A esse tempo, eu dava aulas em colégios de ensino fundamental e, no fim do ano letivo, ao participar de um amigo-secreto com alunos e outros professores, avisei para quem houvesse tirado o papelzinho com meu nome: “Quero como presente o novo disco do Caetano, o ‘Totalmente demais’”.
“Onde queres revólver, sou coqueiro/ Onde queres dinheiro, sou paixão”, eu cantava, com extremada convicção, como se os versos fossem meus. Quando comecei a trabalhar, enfim, comecei a comprar todos os discos de Caetano, fossem novos ou usados. Já empregado em jornal, assisti, maravilhado, no Theatro José de Alencar, ao show “Circuladô de Fulô”, sobre o qual escrevi uma resenha apaixonada. Quando moramos na Bahia, eu e Adriana, de mãos dadas, fomos vê-lo no réveillon de 2002, no Farol da Barra.

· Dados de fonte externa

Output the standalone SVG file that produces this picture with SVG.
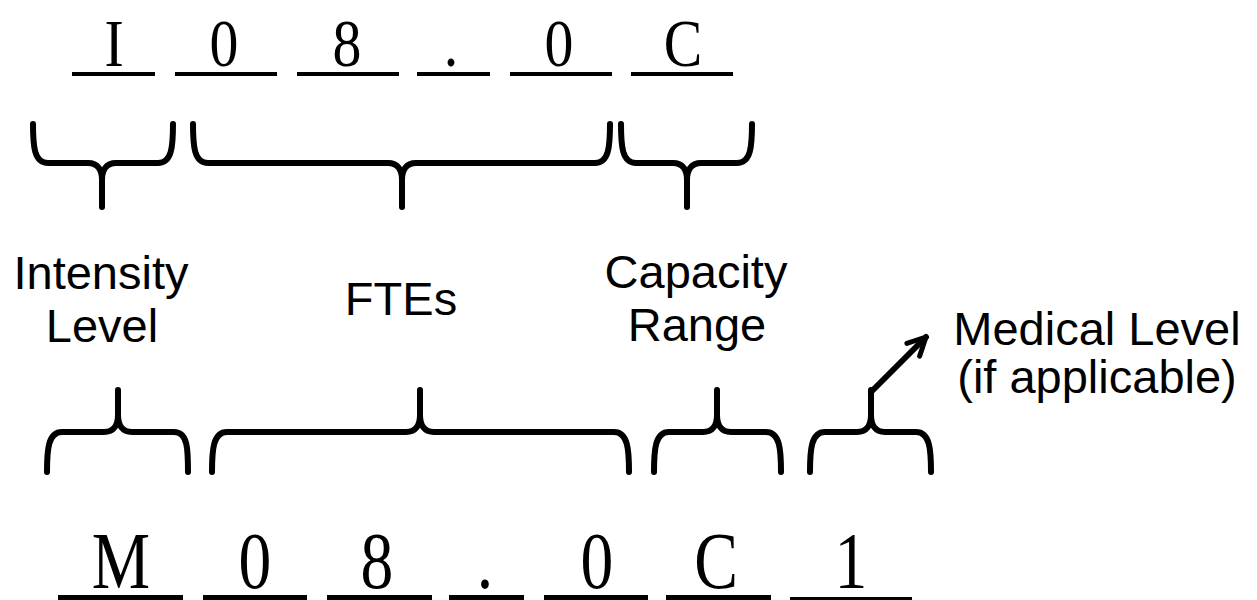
<svg xmlns="http://www.w3.org/2000/svg" width="1257" height="600" viewBox="0 0 1257 600">
<style>
.ch{font-family:"Liberation Serif","Times New Roman",serif;fill:#000;text-anchor:middle}
.top{font-size:68px}
.bot{font-size:80px}
.lbl{font-family:"Liberation Sans",Arial,sans-serif;font-size:47px;fill:#000;text-anchor:middle}
.ul{fill:#000}
.br{fill:none;stroke:#000;stroke-width:6;stroke-linecap:round;stroke-linejoin:round}
</style>
<defs>
<marker id="ah" viewBox="0 0 24 24" refX="21" refY="12" markerWidth="24" markerHeight="24" markerUnits="userSpaceOnUse" orient="auto">
<path d="M3,3 L21,12 L3,21" fill="none" stroke="#000" stroke-width="5" stroke-linecap="round" stroke-linejoin="round"/>
</marker>
</defs>
<rect width="1257" height="600" fill="#fff"/>
<g id="code-top">
<rect class="ul" x="72" y="72" width="83" height="4"/>
<rect class="ul" x="175" y="72" width="102" height="4"/>
<rect class="ul" x="297" y="72" width="102" height="4"/>
<rect class="ul" x="417" y="72" width="73" height="4"/>
<rect class="ul" x="510" y="72" width="102" height="4"/>
<rect class="ul" x="631" y="72" width="102" height="4"/>
<text class="ch top" transform="translate(114,66) scale(0.85,1)">I</text>
<text class="ch top" transform="translate(224,66) scale(0.85,1)">0</text>
<text class="ch top" transform="translate(347,66) scale(0.85,1)">8</text>
<text class="ch top" transform="translate(451,66) scale(0.85,1)">.</text>
<text class="ch top" transform="translate(559,66) scale(0.85,1)">0</text>
<text class="ch top" transform="translate(683,66) scale(0.85,1)">C</text>
</g>
<g id="code-bottom">
<rect class="ul" x="58" y="595" width="125" height="5"/>
<rect class="ul" x="203" y="595" width="104" height="5"/>
<rect class="ul" x="327" y="595" width="105" height="5"/>
<rect class="ul" x="449" y="595" width="75" height="5"/>
<rect class="ul" x="544" y="595" width="104" height="5"/>
<rect class="ul" x="666" y="595" width="105" height="5"/>
<rect class="ul" x="790" y="597" width="122" height="3"/>
<text class="ch bot" transform="translate(121,588) scale(0.82,1)">M</text>
<text class="ch bot" transform="translate(255,588) scale(0.82,1)">0</text>
<text class="ch bot" transform="translate(377,588) scale(0.82,1)">8</text>
<text class="ch bot" transform="translate(485,588) scale(0.82,1)">.</text>
<text class="ch bot" transform="translate(597,588) scale(0.82,1)">0</text>
<text class="ch bot" transform="translate(716,588) scale(0.82,1)">C</text>
<text class="ch bot" transform="translate(851,588) scale(0.82,1)">1</text>
</g>
<g id="label-intensity"><text class="lbl" x="101" y="289">Intensity</text><text class="lbl" x="102" y="342">Level</text></g>
<g id="label-ftes"><text class="lbl" x="401" y="315">FTEs</text></g>
<g id="label-capacity"><text class="lbl" x="696" y="288">Capacity</text><text class="lbl" x="697" y="341">Range</text></g>
<g id="label-medical"><text class="lbl" x="1097" y="345">Medical Level</text><text class="lbl" x="1097" y="393">(if applicable)</text></g>
<g id="connectors">
<path class="br" d="M33,124 C33,146 34,163 48,163 L88,163 C98,163 102,170 102,180 L102,207 M102,180 C102,170 106,163 116,163 L158,163 C172,163 173,146 173,124"/>
<path class="br" d="M193,124 C193,146 194,163 208,163 L388,163 C398,163 402,170 402,180 L402,207 M402,180 C402,170 406,163 416,163 L595,163 C609,163 610,146 610,124"/>
<path class="br" d="M621,124 C621,146 622,163 636,163 L673,163 C683,163 687,170 687,180 L687,207 M687,180 C687,170 691,163 701,163 L737,163 C751,163 752,146 752,124"/>
<path class="br" d="M47,472 C47,450 48,432 62,432 L104,432 C114,432 118,425 118,415 L118,390 M118,415 C118,425 122,432 132,432 L174,432 C188,432 188,450 188,472"/>
<path class="br" d="M212,472 C212,450 213,432 227,432 L406,432 C416,432 420,425 420,415 L420,390 M420,415 C420,425 424,432 434,432 L614,432 C628,432 629,450 629,472"/>
<path class="br" d="M654,472 C654,450 655,432 669,432 L703,432 C713,432 717,425 717,415 L717,390 M717,415 C717,425 721,432 731,432 L766,432 C780,432 781,450 781,472"/>
<path class="br" d="M810,472 C810,450 811,432 825,432 L857,432 C867,432 871,425 871,415 L871,390 M871,415 C871,425 875,432 885,432 L916,432 C930,432 931,450 931,472"/>
<path class="br" d="M871,392 L926,337" marker-end="url(#ah)"/>
</g>
</svg>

De lá para cá, nunca mais deixei de comprar cada um de seus discos, religiosamente, tão logo foram sendo lançados. No aniversário de 98 anos de Dona Canô, viajei a Santo Amaro da Purificação para escrever uma reportagem sobre a festa, publicada na revista “Contigo!”. Tive vergonha de tietar, explicitamente, o filho da aniversariante. Procurei não dar muito na vista.
O tempo passou e cá estou, morando em Portugal. Pouco antes da pandemia, eu e Adriana assistimos, comovidos, no Teatro Coliseu, aqui no Porto, ao show “Ofertório”, no qual Caetano dividiu o palco com os filhos. Ouvimos, aplaudimos, sorrimos, choramos de emoção.
No último domingo, Caetano Veloso fez 80 anos. Daqui a dois anos, farei 60. Sou grato por ser contemporâneo de um gênio. Foi ele quem me ensinou a amar a música e a poesia – e, até hoje, tem preenchido meus dias com seus versos e canções. Ele nem sabe disso, mas Caetano vem compondo a trilha sonora de minha vida.